#### YOUR GOAL
Please set down all the lines beneath this one exactly, without the pictures.

#### SUPPLIED MATERIAL
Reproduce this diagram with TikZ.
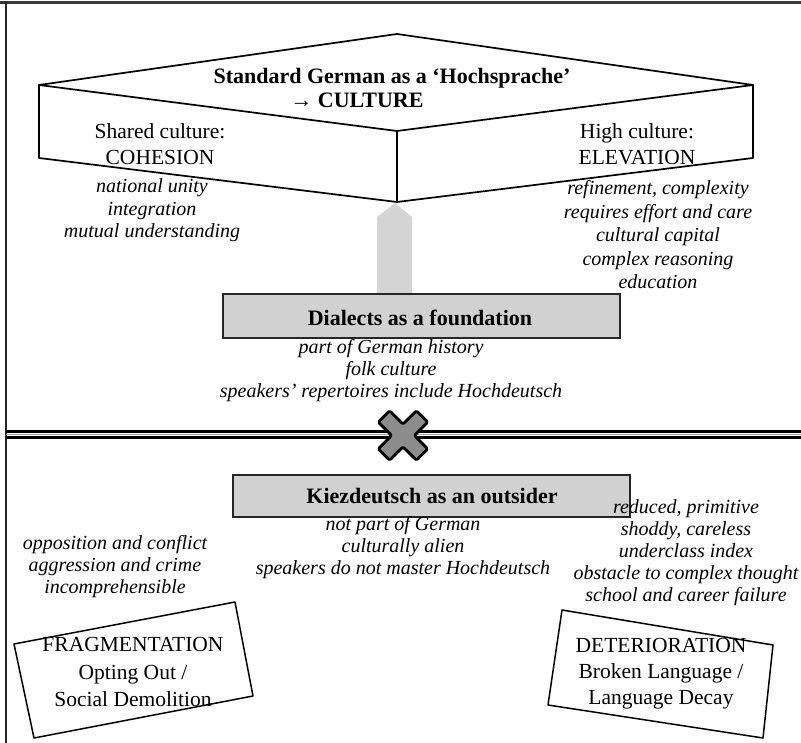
\documentclass[tikz,border=0pt]{standalone}
\usepackage{fontspec}
\setmainfont{Liberation Serif}
\definecolor{boxfill}{gray}{0.82}
\definecolor{arrowfill}{gray}{0.83}
\definecolor{xfill}{gray}{0.55}
\begin{document}
\begin{tikzpicture}[x=1pt,y=-1pt,
  prism/.style={draw=black, line width=1.7, line join=round, line cap=round},
  bx/.style={draw=black!85, line width=1.7, fill=boxfill, inner sep=0pt},
  tbold/.style={font=\fontsize{22}{24}\selectfont\bfseries, inner sep=0pt},
  treg/.style={font=\fontsize{21.5}{26}\selectfont, align=center, inner sep=0pt},
  tital/.style={font=\fontsize{20}{22.5}\selectfont\itshape, align=center, inner sep=0pt},
  frame/.style={draw=black!85, line width=2},
  sep/.style={draw=black, line width=2.2},
  tilted/.style={draw=black, line width=1.5, fill=none, line join=round}
]
\useasboundingbox (0,0) rectangle (801,743);
\fill[white] (0,0) rectangle (801,743);

% frame
\draw[frame, line width=3, draw=black!78] (0,3) -- (801,3);
\draw[frame] (6,1.5) -- (6,743);

% prism (3-D box)
\coordinate (Pt) at (397,34);
\coordinate (Pl) at (39,85);
\coordinate (Pr) at (753,85);
\coordinate (Pf) at (397,131);
\coordinate (Pbl) at (39,158);
\coordinate (Pbr) at (753,158);
\coordinate (Pb) at (397,202);
\draw[prism] (Pl) -- (Pt) -- (Pr) -- (Pf) -- cycle;
\draw[prism] (Pl) -- (Pbl) -- (Pb) -- (Pbr) -- (Pr);
\draw[prism] (Pf) -- (Pb);

\node[tbold] (title1) at (392,78) {Standard German as a ‘Hochsprache’};
\node[tbold] (title2) at (357,100) {→ CULTURE};

\node[treg] (shared) at (160,144) {Shared culture:\\COHESION};
\node[treg] (high) at (637,144) {High culture:\\ELEVATION};
\node[tital] (leftlist) at (152,210.5) {national unity\\integration\\mutual understanding};
\node[tital, font=\fontsize{20}{23.5}\selectfont\itshape] (rightlist) at (658,235)
  {refinement, complexity\\requires effort and care\\cultural capital\\complex reasoning\\education};

% dialects box and arrow
\node[bx, minimum width=395, minimum height=42] (dial) at (421.5,316) {};
\fill[arrowfill] (377,295) -- (377,217) -- (395,203) -- (412,217) -- (412,295) -- cycle;
\draw[bx] (dial.south west) rectangle (dial.north east);
\node[tbold] (dialtext) at (420,318) {Dialects as a foundation};
\node[tital, font=\fontsize{20}{22}\selectfont\itshape] (diallist) at (391,371)
  {part of German history\\folk culture\\speakers’ repertoires include Hochdeutsch};

% separator
\draw[sep] (6,431.5) -- (801,431.5);
\draw[sep] (6,437.5) -- (801,437.5);
\draw[draw=gray!70, line width=1] (6,434.5) -- (801,434.5);
\draw[draw=black, line width=2.8, fill=xfill, line join=round, rounded corners=1.5,
      shift={(403,435.5)}, rotate=45]
  (8,27) -- (-8,27) -- (-8,8) -- (-27,8) -- (-27,-8) -- (-8,-8) --
  (-8,-27) -- (8,-27) -- (8,-8) -- (27,-8) -- (27,8) -- (8,8) -- cycle;

% Kiezdeutsch box
\node[bx, minimum width=397, minimum height=42] (kiez) at (431.5,496) {};
\node[tbold] (kieztext) at (432,496) {Kiezdeutsch as an outsider};
\node[tital, font=\fontsize{20}{22}\selectfont\itshape] (kiezlist) at (403,548)
  {not part of German\\culturally alien\\speakers do not master Hochdeutsch};
\node[tital, font=\fontsize{20}{22}\selectfont\itshape] (fraglist) at (115,567)
  {opposition and conflict\\aggression and crime\\incomprehensible};
\node[tital, font=\fontsize{20}{22}\selectfont\itshape] (detlist) at (686,553)
  {reduced, primitive\\shoddy, careless\\underclass index\\obstacle to complex thought\\school and career failure};

% tilted boxes
\coordinate (F1) at (14,644);
\coordinate (F2) at (235,602);
\coordinate (F3) at (253,696);
\coordinate (F4) at (34,738);
\draw[tilted] (F1) -- (F2) -- (F3) -- (F4) -- cycle;
\node[treg, font=\fontsize{21.5}{27.5}\selectfont] (fragtext) at (133,672)
  {FRAGMENTATION\\Opting Out /\\Social Demolition};

\coordinate (D1) at (562,610);
\coordinate (D2) at (773,645);
\coordinate (D3) at (763,738);
\coordinate (D4) at (548,705);
\draw[tilted] (D1) -- (D2) -- (D3) -- (D4) -- cycle;
\node[treg, font=\fontsize{21.5}{26}\selectfont] (dettext) at (661,674)
  {DETERIORATION\\Broken Language /\\Language Decay};
\end{tikzpicture}
\end{document}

#### THE COMPLETED TASK
Reproduce this diagram with TikZ.
\documentclass[tikz,border=0pt]{standalone}
\usepackage{fontspec}
\setmainfont{Liberation Serif}
\definecolor{boxfill}{gray}{0.82}
\definecolor{arrowfill}{gray}{0.83}
\definecolor{xfill}{gray}{0.55}
\begin{document}
\begin{tikzpicture}[x=1pt,y=-1pt,
  prism/.style={draw=black, line width=1.7, line join=round, line cap=round},
  bx/.style={draw=black!85, line width=1.7, fill=boxfill, inner sep=0pt},
  tbold/.style={font=\fontsize{22}{24}\selectfont\bfseries, inner sep=0pt},
  treg/.style={font=\fontsize{21.5}{26}\selectfont, align=center, inner sep=0pt},
  tital/.style={font=\fontsize{20}{22.5}\selectfont\itshape, align=center, inner sep=0pt},
  frame/.style={draw=black!85, line width=2},
  sep/.style={draw=black, line width=2.2},
  tilted/.style={draw=black, line width=1.5, fill=none, line join=round}
]
\useasboundingbox (0,0) rectangle (801,743);
\fill[white] (0,0) rectangle (801,743);

% frame
\draw[frame, line width=3, draw=black!78] (0,3) -- (801,3);
\draw[frame] (6,1.5) -- (6,743);

% prism (3-D box)
\coordinate (Pt) at (397,34);
\coordinate (Pl) at (39,85);
\coordinate (Pr) at (753,85);
\coordinate (Pf) at (397,131);
\coordinate (Pbl) at (39,158);
\coordinate (Pbr) at (753,158);
\coordinate (Pb) at (397,202);
\draw[prism] (Pl) -- (Pt) -- (Pr) -- (Pf) -- cycle;
\draw[prism] (Pl) -- (Pbl) -- (Pb) -- (Pbr) -- (Pr);
\draw[prism] (Pf) -- (Pb);

\node[tbold] (title1) at (392,78) {Standard German as a ‘Hochsprache’};
\node[tbold] (title2) at (357,100) {→ CULTURE};

\node[treg] (shared) at (160,144) {Shared culture:\\COHESION};
\node[treg] (high) at (637,144) {High culture:\\ELEVATION};
\node[tital] (leftlist) at (152,210.5) {national unity\\integration\\mutual understanding};
\node[tital, font=\fontsize{20}{23.5}\selectfont\itshape] (rightlist) at (658,235)
  {refinement, complexity\\requires effort and care\\cultural capital\\complex reasoning\\education};

% dialects box and arrow
\node[bx, minimum width=395, minimum height=42] (dial) at (421.5,316) {};
\fill[arrowfill] (377,295) -- (377,217) -- (395,203) -- (412,217) -- (412,295) -- cycle;
\draw[bx] (dial.south west) rectangle (dial.north east);
\node[tbold] (dialtext) at (420,318) {Dialects as a foundation};
\node[tital, font=\fontsize{20}{22}\selectfont\itshape] (diallist) at (391,371)
  {part of German history\\folk culture\\speakers’ repertoires include Hochdeutsch};

% separator
\draw[sep] (6,431.5) -- (801,431.5);
\draw[sep] (6,437.5) -- (801,437.5);
\draw[draw=gray!70, line width=1] (6,434.5) -- (801,434.5);
\draw[draw=black, line width=2.8, fill=xfill, line join=round, rounded corners=1.5,
      shift={(403,435.5)}, rotate=45]
  (8,27) -- (-8,27) -- (-8,8) -- (-27,8) -- (-27,-8) -- (-8,-8) --
  (-8,-27) -- (8,-27) -- (8,-8) -- (27,-8) -- (27,8) -- (8,8) -- cycle;

% Kiezdeutsch box
\node[bx, minimum width=397, minimum height=42] (kiez) at (431.5,496) {};
\node[tbold] (kieztext) at (432,496) {Kiezdeutsch as an outsider};
\node[tital, font=\fontsize{20}{22}\selectfont\itshape] (kiezlist) at (403,548)
  {not part of German\\culturally alien\\speakers do not master Hochdeutsch};
\node[tital, font=\fontsize{20}{22}\selectfont\itshape] (fraglist) at (115,567)
  {opposition and conflict\\aggression and crime\\incomprehensible};
\node[tital, font=\fontsize{20}{22}\selectfont\itshape] (detlist) at (686,553)
  {reduced, primitive\\shoddy, careless\\underclass index\\obstacle to complex thought\\school and career failure};

% tilted boxes
\coordinate (F1) at (14,644);
\coordinate (F2) at (235,602);
\coordinate (F3) at (253,696);
\coordinate (F4) at (34,738);
\draw[tilted] (F1) -- (F2) -- (F3) -- (F4) -- cycle;
\node[treg, font=\fontsize{21.5}{27.5}\selectfont] (fragtext) at (133,672)
  {FRAGMENTATION\\Opting Out /\\Social Demolition};

\coordinate (D1) at (562,610);
\coordinate (D2) at (773,645);
\coordinate (D3) at (763,738);
\coordinate (D4) at (548,705);
\draw[tilted] (D1) -- (D2) -- (D3) -- (D4) -- cycle;
\node[treg, font=\fontsize{21.5}{26}\selectfont] (dettext) at (661,674)
  {DETERIORATION\\Broken Language /\\Language Decay};
\end{tikzpicture}
\end{document}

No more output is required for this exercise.